まず1面カタの「未知の肺炎7人始まりだった」という見出しの、北京の西村大輔記者による記事は、「新型コロナウイルスの発生地である中国湖北省武漢市が『封鎖』されてから23日で1カ月が経つのを前に、最も早く感染者を受け入れた武漢の拠点病院『金銀潭病院』の張定宇院長(56)が朝日新聞の取材に応じた」ものだ。
「取材は21日夕、SNSのビデオ通話で武漢にいる張院長と結んで行った。新型肺炎をめぐり、張院長が外国メディアの取材に応じるのは初めて。武漢の医療機関幹部が応じるのも極めて異例だ」とある。
内容は、昨年12月29日に7人の患者が運び込まれてきたこと、1月上旬には診療体制を強化したこと、同月23日に武漢が封鎖されると、治療が一層困難になり、春節(1月25日)のころが極限状態だったこと、現時点ではピークに達したと考えていること、などが紹介されている。
この記事に注目するのは、内容もさることながら「朝日新聞のスクープ記事」であることである。それは、張院長が外国メディアの取材に応じるのは初めてであり、武漢の医療機関の幹部が取材に応じるのも極めて異例だ、と述べられていることから、疑問の余地はない。
朝日新聞はこの記事が自慢らしく、3月12日の新型コロナウイルス問題の別刷りの特別版にも、再掲載している。
しかし、この記事は、朝日新聞にとって自慢できるものだろうか。
異例な取材を許されたのは、中国の共産党独裁政権から「完全に安全なメディア」として、信頼されているからではないのか。一方で、中国外務省は同月18日、米主要3紙(ウォールストリート・ジャーナル、ニューヨーク・タイムズ、ワシントン・ポスト)の米国人記者に対し、記者証返還を要求した。共産党政権にとって好ましくない記事を書いたようだ。
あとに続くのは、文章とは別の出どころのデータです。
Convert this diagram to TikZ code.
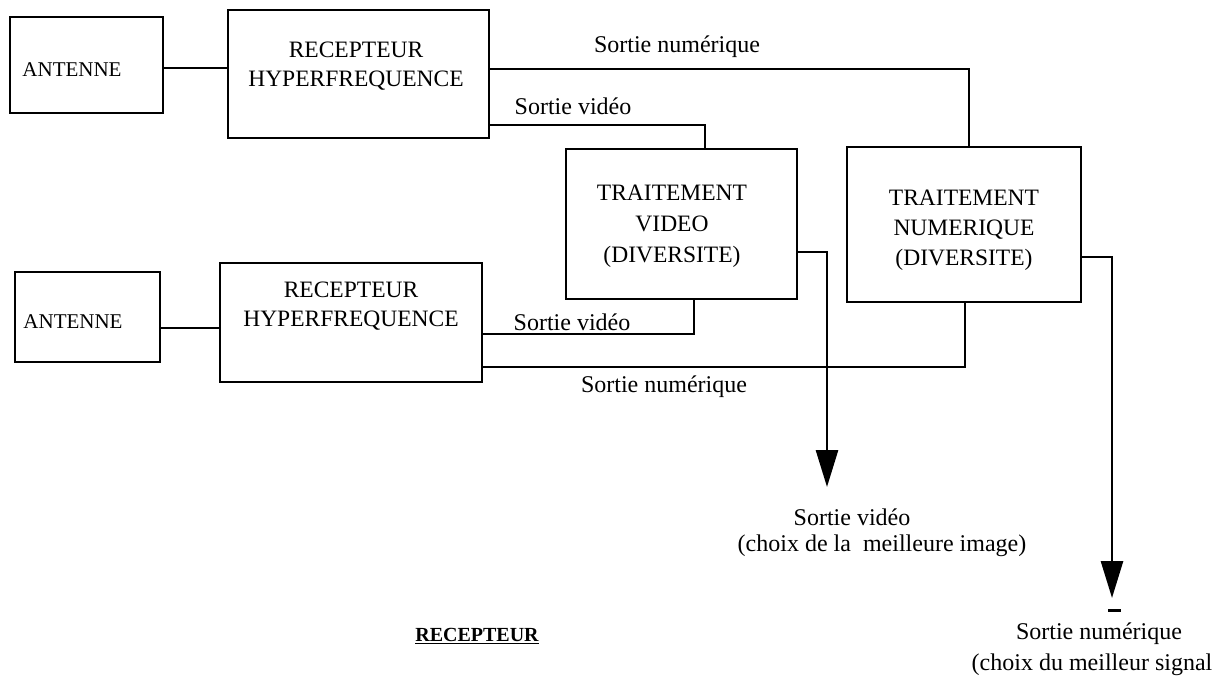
\documentclass[tikz,border=0pt]{standalone}
\usepackage{fontspec}
\setmainfont{Liberation Serif}
\usetikzlibrary{arrows.meta}
\begin{document}
\begin{tikzpicture}[x=1pt,y=-1pt,
  box/.style={draw, line width=2.8pt, inner sep=0pt},
  wire/.style={line width=2.8pt, line join=miter},
  lbl/.style={font=\fontsize{24}{28}\selectfont, inner sep=0pt},
  btxt/.style={font=\fontsize{23.5}{29}\selectfont, align=center, inner sep=0pt},
  arr/.style={wire, -{Triangle[length=37pt,width=22pt]}}]
\useasboundingbox (0,0) rectangle (1224,680);
% boxes
\node[box, minimum width=153pt, minimum height=96pt] (ant1) at (86.5,65) {};
\node[box, minimum width=261pt, minimum height=128pt] (rec1) at (358.5,74) {};
\node[box, minimum width=145pt, minimum height=90pt] (ant2) at (87.5,317) {};
\node[box, minimum width=262pt, minimum height=119pt] (rec2) at (351,322.5) {};
\node[box, minimum width=231pt, minimum height=150pt] (vid) at (681.5,224) {};
\node[box, minimum width=234pt, minimum height=155pt] (num) at (964,224.5) {};
% box texts
\node[btxt, font=\fontsize{21}{29}\selectfont] (ant1t) at (72,70) {ANTENNE};
\node[btxt] (rec1t) at (356,66) {RECEPTEUR\\HYPERFREQUENCE};
\node[btxt, font=\fontsize{21}{29}\selectfont] (ant2t) at (73,322) {ANTENNE};
\node[btxt] (rec2t) at (351,306) {RECEPTEUR\\HYPERFREQUENCE};
\node[btxt, font=\fontsize{23.5}{31}\selectfont] (vidt) at (672,226) {TRAITEMENT\\VIDEO\\(DIVERSITE)};
\node[btxt, font=\fontsize{23.5}{30}\selectfont] (numt) at (964,230) {TRAITEMENT\\NUMERIQUE\\(DIVERSITE)};
% helper coordinates
\path ([yshift=-3pt]ant1.east) coordinate (a1);
\path ([yshift=-11pt]ant2.east) coordinate (a2);
\coordinate (n1) at (969,69);
\coordinate (v1) at (705,125);
\coordinate (v2) at (694,334);
\coordinate (n2) at (965,367);
\coordinate (vo) at (827,252);
\coordinate (vt) at (827,487);
\coordinate (no) at (1112,257);
\coordinate (nt) at (1112,598);
\coordinate (bl) at (1108,610);
\coordinate (br) at (1121,610);
% connectors
\draw[wire] (a1) -- (a1 -| rec1.west);
\draw[wire] (a2) -- (a2 -| rec2.west);
\draw[wire] (rec1.east |- n1) -- (n1) -- (n1 |- num.north);
\draw[wire] (rec1.east |- v1) -- (v1) -- (v1 |- vid.north);
\draw[wire] (v2 |- vid.south) -- (v2) -- (v2 -| rec2.east);
\draw[wire] (n2 |- num.south) -- (n2) -- (n2 -| rec2.east);
\draw[arr] (vid.east |- vo) -- (vo) -- (vt);
\draw[arr] (num.east |- no) -- (no) -- (nt);
\draw[line width=3pt] (bl) -- (br);
% labels
\node[lbl] (l1) at (677,47) {Sortie numérique};
\node[lbl] (l2) at (573,106) {Sortie vidéo};
\node[lbl] (l3) at (572,322) {Sortie vidéo};
\node[lbl] (l4) at (664,387) {Sortie numérique};
\node[lbl] (l5) at (852,517) {Sortie vidéo};
\node[lbl] (l6) at (882,546) {(choix de la \ meilleure image)};
\node[lbl] (l7) at (1099,634) {Sortie numérique};
\node[lbl] (l8) at (1092,665) {(choix du meilleur signal};
\node[font=\fontsize{20}{24}\selectfont\bfseries, inner sep=0pt] (titre) at (477,636) {\underline{RECEPTEUR}};
\end{tikzpicture}
\end{document}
朝日新聞の“中国忖度(そんたく)体質”は、冒頭の2月23日2面の「時時刻刻欄」の記事にも、明確に表れている。
それは、「問われる強権『失敗許されぬ』」との見出しで、書き出しは「1100万人の大都市を封鎖するという決断は、中国特有の政治体制だからこそ可能だったとも言える。中国の呼吸器系疾病の第一人者である鍾南山医師は『これほどの動員力を持ち、市民を一斉に動かせる国は中国以外にはない』と語る」となっている。
次いで、強権的な手法を具体的に説明し、「政権はこうした中央集権システムの『優位性』を誇り、武漢封鎖が感染の拡大阻止に効果を示したとアピールし始めている」と述べている。中国側の驚くほど勝手な言い分を、そのまま紹介しているのだ。
その後、中国は中国発生説を否定し、「米軍が持ち込んだ」とまで、主張するようになる。
■酒井信彦(さかい・のぶひこ) 元東京大学教授。1943年、神奈川県生まれ。70年3月、東大大学院人文科学研究科修士課程修了。同年4月、東大史料編纂所に勤務し、「大日本史料」(11編・10編)の編纂に従事する一方、アジアの民族問題などを中心に研究する。2006年3月、定年退職。現在、新聞や月刊誌で記事やコラムを執筆する。著書に『虐日偽善に狂う朝日新聞』(日新報道)など。